To strive for freedom of the intellect, you have to develop a sense of destiny. You must know that you have a purpose larger than your own self.

You must develop the true desire to learn, beyond the mundane need to equip yourself with a qualification. You need to develop the capacity to deeply question the state of things. You have to put your stake on the ground.

You have to build substance and the power to serve others in many valuable ways.

You must believe in your own self, follow your heart and not seek approval from a society that expects you to change it.

You must speak your mind and be accountable for your words and actions.

You must not be content with the measure of the times, for you are here to build a scale for the future. You must create your own path and not be path-dependent.

For this, the burden of dreams must return again.

Not everyone can carry a burden of dreams.

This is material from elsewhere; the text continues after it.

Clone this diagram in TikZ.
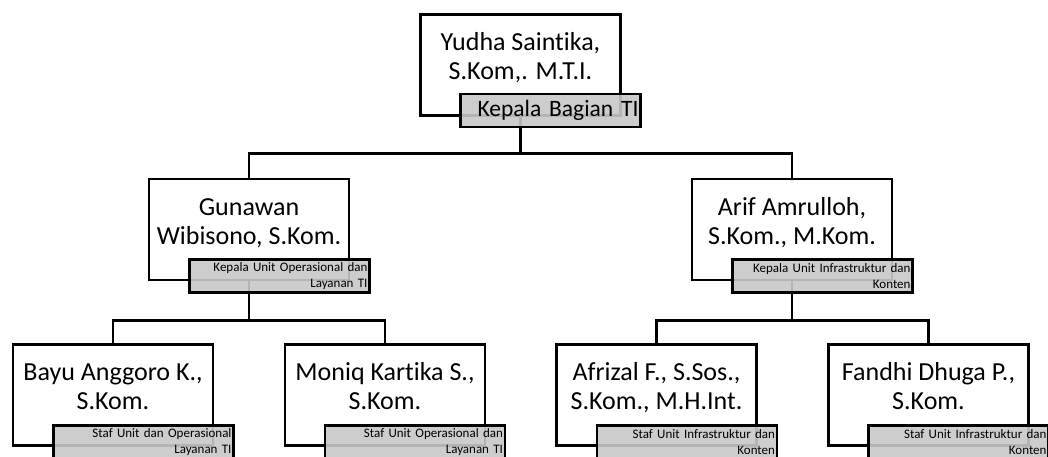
\documentclass[tikz,border=0pt]{standalone}
\usepackage{fontspec}
\setmainfont[Ligatures={NoCommon}]{Carlito}
\usetikzlibrary{backgrounds}
\definecolor{rolegray}{RGB}{200,200,200}
\begin{document}
\begin{tikzpicture}[x=1pt,y=-1pt,
  person/.style={draw=black, line width=2.8pt, fill=white, minimum width=200pt, minimum height=101pt, inner sep=0pt, font=\fontsize{26}{29}\selectfont},
  rolebig/.style={draw=black, line width=2.8pt, fill=rolegray, fill opacity=0.9, text opacity=1, minimum width=180pt, minimum height=33pt, inner xsep=2pt, inner ysep=0pt, text width=176pt, align=right, font=\fontsize{23.5}{26}\selectfont},
  rolesmall/.style={rolebig, font=\fontsize{13}{15.5}\selectfont},
  link/.style={line width=2.8pt}
]
\useasboundingbox (0,0) rectangle (1048,457);
\clip (0,0) rectangle (1048,457);
\newcommand\twolines[2]{\begin{tabular}{@{}c@{}}#1\\#2\\[11pt]\end{tabular}}

\node[person] (top) at (520.5,65) {\twolines{Yudha Saint\kern0pt ika,}{S.Kom,. M.T.I.}};
\node[rolebig] (topr) at (550.5,110.5) {Kepala Bagian TI};

\node[person] (m1) at (249,229.5) {\twolines{Gunawan}{Wibisono, S.Kom.}};
\node[rolesmall] (m1r) at (279.5,276) {Kepala Unit Operasional dan\\Layanan TI};

\node[person] (m2) at (792,229.5) {\twolines{Arif Amrulloh,}{S.Kom., M.Kom.}};
\node[rolesmall] (m2r) at (822.5,276) {Kepala Unit Infrastruktur dan\\Konten};

\node[person] (b1) at (113,395) {\twolines{Bayu Anggoro K.,}{S.Kom.}};
\node[rolesmall] (b1r) at (143.5,442) {Staf Unit dan Operasional\\Layanan TI};

\node[person] (b2) at (385,395) {\twolines{Moniq Kart\kern0pt ika S.,}{S.Kom.}};
\node[rolesmall] (b2r) at (415,442) {Staf Unit Operasional dan\\Layanan TI};

\node[person] (b3) at (656.5,395) {\twolines{Afrizal F., S.Sos.,}{S.Kom., M.H.Int.}};
\node[rolesmall] (b3r) at (687,442) {Staf Unit Infrastruktur dan\\Konten};

\node[person] (b4) at (928.5,395) {\twolines{Fandhi Dhuga P.,}{S.Kom.}};
\node[rolesmall] (b4r) at (958.5,442) {Staf Unit Infrastruktur dan\\Konten};

\begin{pgfonlayer}{background}
\draw[link] (top.south) -- ++(0,37) -| (m1.north);
\draw[link] (top.south) -- ++(0,37) -| (m2.north);
\draw[link] (m1.south) -- ++(0,39) -| (b1.north);
\draw[link] (m1.south) -- ++(0,39) -| (b2.north);
\draw[link] (m2.south) -- ++(0,39) -| (b3.north);
\draw[link] (m2.south) -- ++(0,39) -| (b4.north);
\end{pgfonlayer}
\end{tikzpicture}
\end{document}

A burden is, after all, a burden, and when it is a burden of dreams, it is a life-altering experience.

The burden of dreams is not in what the eyes see; the burden of dreams is what you and I must affectionately carry in our bodies and on our chests so that we can live a worthy life.

Only blessed ones born on a sacred space can bear that burden of dreams.

Ravenshaw is the sacred space. The question is: are you willing to be the blessed one?

Thank you once again for inviting me this evening. As you take on the burden of dreams, I pray that Ravenshaw gives Orissa her first Nobel Laureate, her first winner of the Booker Prize and her first to claim the Magsaysay Award.